I'd really like to understand how the whole thing work, so I'd really appreciate a good link explaining stuff in details.
Looking at the source code for the node.js driver for collection it seems it will not ping MongoDB upon creation of the collection unless you have strict mode on: https://github.com/mongodb/node-mongodb-native/blob/master/Readme.md#strict-mode
The source code I looked at ( https://github.com/mongodb/node-mongodb-native/blob/master/lib/mongodb/db.js#L446 ) reinforced the idea that if strict was not on then it would just try and create a new node.js collection object and run the callback.
However findOne and count will break the "lazy" querying of node.js and will force it to query the database in order to get results.
Note: The count being on the collection won't enforce a "true" count of all items in the collection. Instead it will garnish this information from the collection meta.
So for the first snippet you should see two queries run. One for the findOne and one for the count and two for the second snippet as well since creating the collection after the findOne should not enforce a query to MongoDB.
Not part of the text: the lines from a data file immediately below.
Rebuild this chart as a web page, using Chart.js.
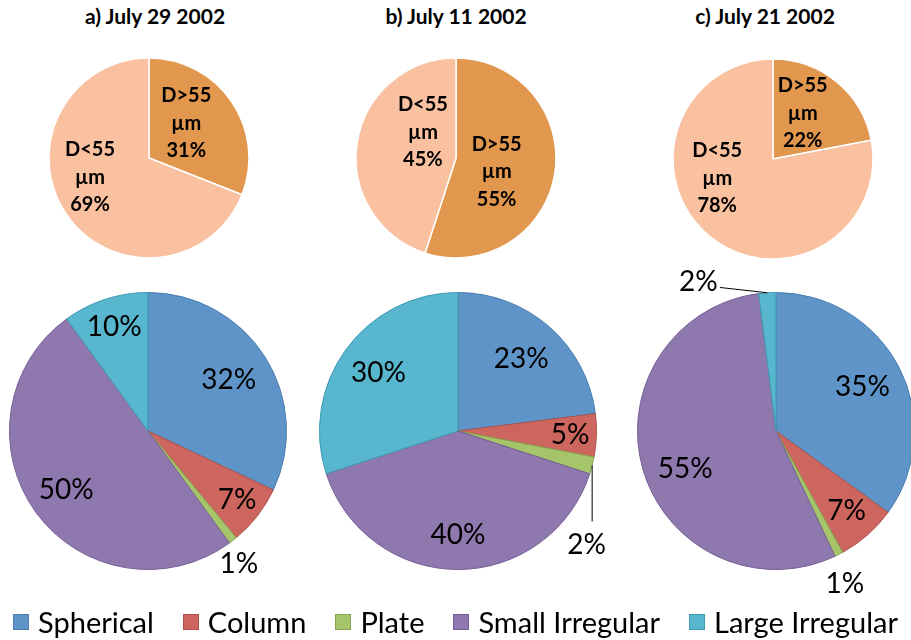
<!DOCTYPE html>
<html>
<head>
<meta charset="utf-8">
<script src="https://cdn.jsdelivr.net/npm/chart.js@4.4.0/dist/chart.umd.min.js"></script>
<style>
  html, body { margin: 0; padding: 0; background: #fff; overflow: hidden; width: 911px; height: 640px; }
  body { position: relative; font-family: Lato, sans-serif; color: #000; }
  canvas { position: absolute; }
  .title { position: absolute; top: 4px; font-weight: bold; font-size: 21px; line-height: 24px; white-space: nowrap; transform: translateX(-50%); }
  #legend { position: absolute; left: 0; top: 605px; width: 911px; display: flex; justify-content: center; align-items: center; gap: 29px; font-size: 29px; line-height: 34px; white-space: nowrap; }
  #legend .item { display: flex; align-items: center; }
  #legend .sw { width: 16px; height: 16px; margin-right: 9px; box-sizing: border-box; border: 1px solid; }
</style>
</head>
<body>
<div id="titles"></div>
<canvas id="topA" width="240" height="240"></canvas>
<canvas id="topB" width="240" height="240"></canvas>
<canvas id="topC" width="240" height="240"></canvas>
<canvas id="botA" width="360" height="360"></canvas>
<canvas id="botB" width="360" height="360"></canvas>
<canvas id="botC" width="360" height="360"></canvas>
<div id="legend"></div>
<script>
// --- data ---
const dates = ['a) July 29 2002', 'b) July 11 2002', 'c) July 21 2002'];
const sizeClasses = ['D>55 µm', 'D<55 µm'];
const sizeJul29 = [31, 69];
const sizeJul11 = [55, 45];
const sizeJul21 = [22, 78];
const habits = ['Spherical', 'Column', 'Plate', 'Small Irregular', 'Large Irregular'];
const habitJul29 = [32, 7, 1, 50, 10];
const habitJul11 = [23, 5, 2, 40, 30];
const habitJul21 = [35, 7, 1, 55, 2];

// --- look ---
const sizeColors = ['#E2974E', '#FAC1A0'];
const habitColors = ['#5E94C8', '#CD665E', '#A6C469', '#8F78AE', '#58B6CF'];
const habitBorders = ['#4C7DB0', '#AE524B', '#87A450', '#755E95', '#4099B3'];

// where each pie sits on the page: [centre x, centre y, radius]
const topPlace = [[149, 158, 100], [456, 158, 100], [773, 158.5, 100]];
const botPlace = [[148.3, 430.7, 138.5], [457.7, 431, 138.5], [776, 430.7, 138.5]];

// label spots: r = fraction of radius along slice middle (a = angle override, deg),
// lead = leader line [dx end, dy end, dx text, dy text] from slice edge
const topLabelPos = [
  [{ r: 0.51, a: -43 }, { r: 0.62, a: 162 }],
  [{ r: 0.43, a: 19 }, { r: 0.42, a: 218 }],
  [{ r: 0.545, a: -57 }, { r: 0.59, a: 161 }]
];
const botLabelPos = [
  [{ r: 0.69 }, { r: 0.815 }, { r: 1.16, a: 55.6 }, { r: 0.73 }, { r: 0.79 }],
  [{ r: 0.69 }, { r: 0.81 }, { lead: [0, 56, -5.6, 79.4] }, { r: 0.75 }, { r: 0.71 }],
  [{ r: 0.70 }, { r: 0.77 }, { r: 1.21, a: 65.7 }, { r: 0.71, a: 157.5 }, { lead: [-47.3, -5.3, -69, -11.3] }]
];

const sliceLabels = {
  id: 'sliceLabels',
  afterDatasetsDraw(chart, args, opts) {
    const ctx = chart.ctx;
    const meta = chart.getDatasetMeta(0);
    const vals = chart.data.datasets[0].data;
    ctx.save();
    ctx.fillStyle = '#000';
    ctx.textAlign = 'center';
    ctx.textBaseline = 'middle';
    ctx.font = opts.font;
    meta.data.forEach((arc, i) => {
      const p = opts.pos[i];
      const mid = (arc.startAngle + arc.endAngle) / 2;
      const R = arc.outerRadius;
      const lines = opts.text(chart.data.labels[i], vals[i]);
      let x, y;
      if (p.lead) {
        const ax = arc.x + Math.cos(mid) * R, ay = arc.y + Math.sin(mid) * R;
        ctx.strokeStyle = '#000';
        ctx.lineWidth = 1;
        ctx.beginPath();
        ctx.moveTo(ax, ay);
        ctx.lineTo(ax + p.lead[0], ay + p.lead[1]);
        ctx.stroke();
        x = ax + p.lead[2];
        y = ay + p.lead[3];
      } else {
        const a = p.a !== undefined ? p.a * Math.PI / 180 : mid;
        x = arc.x + Math.cos(a) * R * p.r;
        y = arc.y + Math.sin(a) * R * p.r;
      }
      lines.forEach((t, k) => ctx.fillText(t, x, y + (k - (lines.length - 1) / 2) * opts.lineHeight));
    });
    ctx.restore();
  }
};

function place(id, pl) {
  const c = document.getElementById(id);
  c.style.left = (pl[0] - c.width / 2) + 'px';
  c.style.top = (pl[1] - c.height / 2) + 'px';
  return c;
}

function makePie(id, pl, labels, values, fill, border, bw, labelOpts) {
  return new Chart(place(id, pl), {
    type: 'pie',
    data: {
      labels: labels,
      datasets: [{ data: values, backgroundColor: fill, borderColor: border, borderWidth: bw, hoverOffset: 0, radius: pl[2] }]
    },
    options: {
      responsive: false,
      animation: false,
      events: [],
      radius: pl[2],
      layout: { padding: 0 },
      plugins: { legend: { display: false }, tooltip: { enabled: false }, sliceLabels: labelOpts }
    },
    plugins: [sliceLabels]
  });
}

// --- Size pies ---
[sizeJul29, sizeJul11, sizeJul21].forEach((vals, i) => {
  makePie(['topA', 'topB', 'topC'][i], topPlace[i], sizeClasses, vals, sizeColors, '#ffffff', 1.5, {
    font: 'bold 20px Lato',
    lineHeight: 27.5,
    pos: topLabelPos[i],
    text: (lab, v) => lab.split(' ').concat([v + '%'])
  });
});

// --- Habit pies ---
[habitJul29, habitJul11, habitJul21].forEach((vals, i) => {
  makePie(['botA', 'botB', 'botC'][i], botPlace[i], habits, vals, habitColors, habitBorders, 1, {
    font: '28px Lato',
    lineHeight: 30,
    pos: botLabelPos[i],
    text: (lab, v) => [v + '%']
  });
});

// --- titles ---
const titleX = [155, 456, 765];
dates.forEach((t, i) => {
  const d = document.createElement('div');
  d.className = 'title';
  d.style.left = titleX[i] + 'px';
  d.textContent = t;
  document.getElementById('titles').appendChild(d);
});

// --- legend ---
const leg = document.getElementById('legend');
habits.forEach((h, i) => {
  const it = document.createElement('div');
  it.className = 'item';
  it.innerHTML = '<span class="sw" style="background:' + habitColors[i] + ';border-color:' + habitBorders[i] + '"></span><span>' + h + '</span>';
  leg.appendChild(it);
});
</script>
</body>
</html>
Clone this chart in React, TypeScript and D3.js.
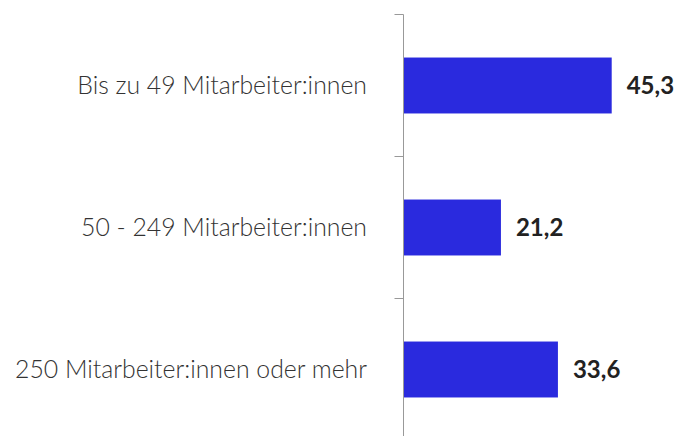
import React, { useEffect, useRef } from 'react';
import * as d3 from 'd3';

const categories = [
  'Bis zu 49 Mitarbeiter:innen',
  '50 - 249 Mitarbeiter:innen',
  '250 Mitarbeiter:innen oder mehr',
];
const values = [45.3, 21.2, 33.6];

const App = () => {
  const ref = useRef<SVGSVGElement>(null);

  useEffect(() => {
    const width = 679;
    const height = 436;
    const axisX = 403.5;

    const svg = d3.select(ref.current)
      .attr('width', width)
      .attr('height', height);

    svg.selectAll('*').remove();

    const y = d3.scaleBand()
      .domain(categories)
      .range([14.5, 440.5])
      .paddingInner(0.606)
      .paddingOuter(0.303);

    // 45.3 ends at about x=611.7
    const x = d3.scaleLinear()
      .domain([0, 45.3])
      .range([axisX, 611.7]);

    const step = y.step();

    // bars
    svg.selectAll('.bar')
      .data(values)
      .enter()
      .append('rect')
      .attr('class', 'bar')
      .attr('x', x(0))
      .attr('y', (d, i) => y(categories[i]))
      .attr('width', d => x(d) - x(0))
      .attr('height', y.bandwidth())
      .attr('fill', '#2a2ade');

    // axis line + ticks at band boundaries
    svg.append('line')
      .attr('x1', axisX).attr('x2', axisX)
      .attr('y1', 14.5).attr('y2', height)
      .attr('stroke', '#999')
      .attr('stroke-width', 1);

    svg.selectAll('.tick')
      .data(categories)
      .enter()
      .append('line')
      .attr('class', 'tick')
      .attr('x1', axisX - 9).attr('x2', axisX)
      .attr('y1', d => y(d) - step * y.paddingInner() / 2)
      .attr('y2', d => y(d) - step * y.paddingInner() / 2)
      .attr('stroke', '#999')
      .attr('stroke-width', 1);

    // category labels
    svg.selectAll('.label')
      .data(categories)
      .enter()
      .append('text')
      .attr('class', 'label')
      .attr('x', 367)
      .attr('y', d => y(d) + y.bandwidth() / 2)
      .attr('dy', '0.35em')
      .attr('text-anchor', 'end')
      .style('font-family', 'Lato')
      .style('font-weight', 300)
      .style('font-size', '24.8px')
      .style('fill', '#333')
      .text(d => d);

    // value labels
    svg.selectAll('.value')
      .data(values)
      .enter()
      .append('text')
      .attr('class', 'value')
      .attr('x', d => x(d) + 15)
      .attr('y', (d, i) => y(categories[i]) + y.bandwidth() / 2)
      .attr('dy', '0.35em')
      .style('font-family', 'Lato')
      .style('font-weight', 'bold')
      .style('font-size', '24px')
      .style('fill', '#222')
      .text(d => d3.format('.1f')(d).replace('.', ','));
  }, []);

  return <svg ref={ref} style={{ position: 'absolute', left: 0, top: 0 }} />;
};

export default App;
After some googling, I have find this link about best practices for node-mongodb-native. It is answered by Christian Kvalheim who seem to be the maintainer of the library. He says :
"You can safely store the collection objects if you wish and reuse them"
So even if the call to collection might hit the database in case it is made in strict mode, the actual client-side collection instance can be reused.